En matière de menace physique contre un dirigeant, le dirigeant de Blackcloak explique comment son équipe a détecté un système de sécurité mal installé au domicile du Pdg d'une banque. Un défaut qui a conduit à l'exposition sur un site public des flux vidéo et du positionnement des alarmes de la maison. Chris Pearson raconte de nombreuses autres histoires de doxxing (révélation d'informations personnelles), de swatting (faux appels d'urgence) ou de risques géopolitiques ayant eu des conséquences sur la sécurité des cadres. Dans tous les cas, son service de conciergerie vise à résoudre ce type de problèmes en travaillant avec les équipes de gestion des risques et le RSSI. Avec un bémol cependant : certains cadres préfèrent finalement ne pas opter pour ce type de services par crainte de violation de leur vie privée. La plateforme Blackcloak garantit donc que ni sa conciergerie ni l'entreprise du cadre n'ont accès ni à ses données personnelles, ni à son activité en ligne.

Réduire la surface d'attaque des dirigeants

Comme le rappelle par ailleurs G. Mark Hardy, président de la société de conseil en cybersécurité National Security Corp, à Washington, tout le monde n'a pas les moyens de s'offrir des services complets de protection de niveau VIP. « Tout le monde pourrait probablement bénéficier de cette protection en réalité, mais ce sont les cibles avec la plus grande valeur pour les acteurs malveillants qui en ont le plus besoin. En général, ces dirigeants et leurs organisations sont mieux placés pour s'offrir ces protections. »

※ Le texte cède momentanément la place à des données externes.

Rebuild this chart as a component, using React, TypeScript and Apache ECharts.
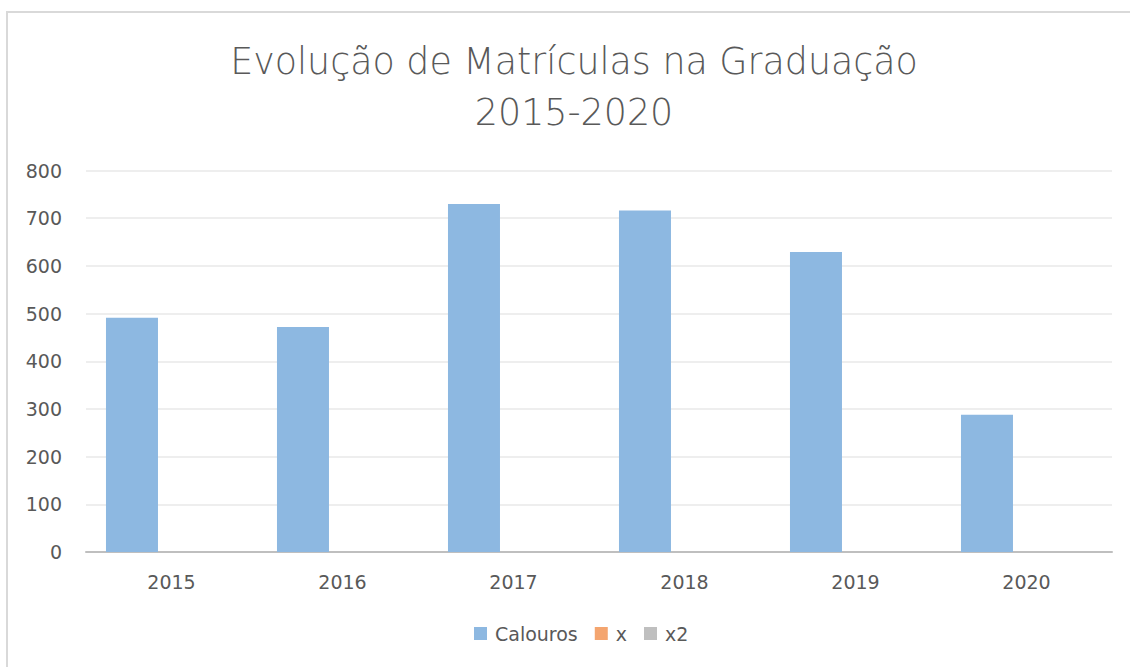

En fonction des besoins du client, les sociétés spécialisées proposent la protection de la vie privée numérique, la protection des appareils personnels, la sécurité du réseau personnel, la réponse aux incidents, un SOC personnel et un service client "à toute épreuve". Un tel service de conciergerie complet, chez Blackcloak par exemple, revient à un peu moins de 10 000 dollars par an et par cadre, famille comprise.

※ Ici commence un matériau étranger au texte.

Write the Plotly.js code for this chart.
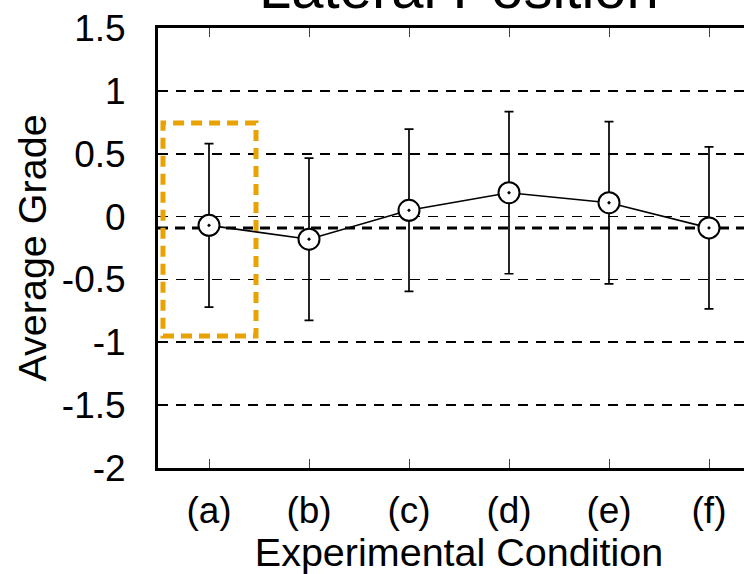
<!DOCTYPE html>
<html>
<head>
<meta charset="utf-8">
<script src="https://cdn.plot.ly/plotly-3.0.1.min.js"></script>
<style>
  html, body { margin: 0; padding: 0; overflow: hidden; background: #fff; width: 744px; height: 574px; }
  #chart { position: absolute; left: 0; top: -60px; width: 800px; height: 634px; }
</style>
</head>
<body>
<div id="chart"></div>
<script>
// ---- data ----
const conditions = ["(a)", "(b)", "(c)", "(d)", "(e)", "(f)"];
const meanGrade  = [-0.07, -0.18, 0.05, 0.19, 0.11, -0.09];
const errGrade   = [0.65, 0.645, 0.645, 0.645, 0.645, 0.645];
const yTickVals  = [-2, -1.5, -1, -0.5, 0, 0.5, 1, 1.5];
const yTickText  = ["-2", "-1.5", "-1", "-0.5", "0", "0.5", "1", "1.5"];
const refLineY   = -0.09;
const highlightBox = { x0: -0.46, x1: 0.47, y0: -0.95, y1: 0.745 };
const chartTitle = "Lateral Position";

const FONT = "Liberation Sans, Arial, sans-serif";

const trace = {
  type: "scatter",
  mode: "lines+markers",
  x: conditions,
  y: meanGrade,
  error_y: { type: "data", array: errGrade, visible: true, color: "#000", thickness: 1.7, width: 4.5 },
  line: { color: "#000", width: 1.6 },
  marker: { symbol: "circle-dot", size: 21, color: "#fff", line: { color: "#000", width: 2 } },
  cliponaxis: false,
  showlegend: false
};

const layout = {
  width: 800, height: 634,
  margin: { l: 158, r: 40, t: 88, b: 106 },
  paper_bgcolor: "#fff", plot_bgcolor: "#fff",
  font: { family: FONT, color: "#000", size: 37 },
  xaxis: {
    type: "category",
    range: [-0.51, 5.51],
    showline: true, linecolor: "#000", linewidth: 3, mirror: "ticks",
    ticks: "inside", ticklen: 9, tickwidth: 1, tickcolor: "#444",
    showgrid: false, zeroline: false,
    tickfont: { family: FONT, size: 37, color: "#000" },
    ticklabelstandoff: 8,
    title: { text: "Experimental Condition", font: { family: FONT, size: 39.5, color: "#000" }, standoff: 2 }
  },
  yaxis: {
    range: [-2, 1.5],
    tickmode: "array", tickvals: yTickVals, ticktext: yTickText,
    showline: true, linecolor: "#000", linewidth: 3, mirror: true,
    ticks: "", showgrid: true, gridcolor: "#000", gridwidth: 1.7, griddash: "10px,8px",
    zeroline: false,
    tickfont: { family: FONT, size: 37, color: "#000" },
    ticklabelstandoff: 22,
    title: { text: "Average Grade", font: { family: FONT, size: 39.5, color: "#000" }, standoff: 4 }
  },
  shapes: [
    { type: "line", xref: "paper", x0: 0, x1: 1, yref: "y", y0: refLineY, y1: refLineY,
      line: { color: "#000", width: 3, dash: "10px,7px" }, layer: "below" },
    { type: "rect", xref: "x", yref: "y",
      x0: highlightBox.x0, x1: highlightBox.x1, y0: highlightBox.y0, y1: highlightBox.y1,
      line: { color: "#E8A202", width: 5, dash: "11px,7px" }, fillcolor: "rgba(0,0,0,0)", layer: "above" }
  ],
  annotations: [
    { text: chartTitle, xref: "paper", yref: "paper", x: 0.5, y: 1.014, xanchor: "center", yanchor: "bottom",
      showarrow: false, font: { family: FONT, size: 58, color: "#000" } }
  ]
};

Plotly.newPlot("chart", [trace], layout, { staticPlot: true, displayModeBar: false });
</script>
</body>
</html>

Protéger les cadres, c'est protéger l'entreprise

« L'un des services que je trouve très convaincant, c'est la suppression de mes données personnelles sur le web », déclare Troy Wilkinson, RSSI monde de la société de marketing Interpublic. « Je ne veux pas que mon adresse et mon numéro de téléphone se retrouvent sur le web, mais c'est pourtant le cas. Il existe des services qui vérifient les 100 principaux sites d'agrégation de données connus et retirent ce qu'ils peuvent. »

Son équipe a récemment examiné les capacités de la plateforme de découverte des risques de Dataminr. Celle-ci protège les cadres en déplacement en surveillant par exemple les risques de sécurité physique (tels que les manifestations et les soulèvements) dans les régions où ils se rendent, ainsi que les "cyber-risques" (tels que les menaces proférées sur les médias sociaux). « Les dirigeants comprennent que le risque n'est plus seulement physique et que leur empreinte numérique est aussi une cible », ajoute Troy Wilkinson. Le comble ? Même les RSSI les plus en vue pourraient avoir besoin de ces protections numériques supplémentaires. L'important, selon les experts du domaine, c'est d'identifier les cibles de grande valeur et les menaces potentielles qui pèsent sur elles et, par voie de conséquence, sur l'entreprise. Ensuite, il faut rechercher et appliquer des mesures de sécurité autour de ces cibles en fonction de leur valeur et des dommages potentiels en cas de violation.